Recognizing the danger, General George Washington planned a daring surprise assault. On the night of 15-16 July, Lt. Col. Francois de Fleury, an Engineer in command of a battalion in the 1st Regiment of BG Anthony Wayne’s Corps of Light Infantry, led one of two simultaneous attacks on Stony Point. In the hour after midnight, the 29-year-old de Fleury single-handedly struck the colors of the British 17th Regiment of Foot. Invaders and defenders engaged in furious hand-to-hand combat. The whole encounter was brief. At two in the morning, General Wayne triumphantly wrote Washington: "The fort and garrison . . . are ours. Our officers and men behaved like men who are determined to be free."
Washington abandoned the fort a few days later for lack of resources. The British quickly reoccupied the site, making it stronger than ever. But reinforcements never arrived, so they gave up the position for good in October. Stony Point was a timely boost to American morale. It was, according to one historian, "a successful attack upon British regulars in a fortified position, with the bayonet alone, . . . an achievement unparalleled up to that time." It also marked the last major battle of the war in the north.
In recognition of their bold, decisive action at Stony Point, Congress awarded a gold medal to Wayne and silver medals to de Fleury and Major John Stewart, who commanded a battalion in the 2nd Regiment of Wayne’s Corps. Congress noted that de Fleury and Stewart "exhibited a bright example to their brother soldiers, and merit in a particular manner the approbation and acknowledgment of the United States." De Fleury, one of several French engineers to volunteer for service in the Continental Army, was the only foreigner so honored during the Revolutionary War.

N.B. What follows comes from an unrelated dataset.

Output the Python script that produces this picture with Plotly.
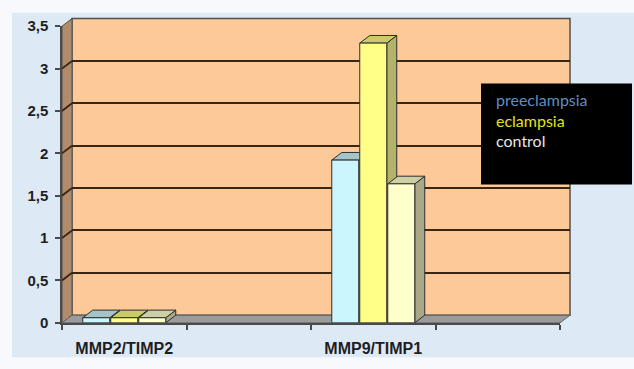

Today the Army Engineer Association awards replicas of the de Fleury medal to individuals who have provided significant contributions to Army engineering. Bronze and silver medals recognize service to the Engineer Regiment. The gold medal recognizes "boldness, courage, and commitment to a strong national defense." On the front are inscribed in Latin – "A memorial and reward of courage and boldness." On the reverse – "Fortifications, marshes, enemies overcome."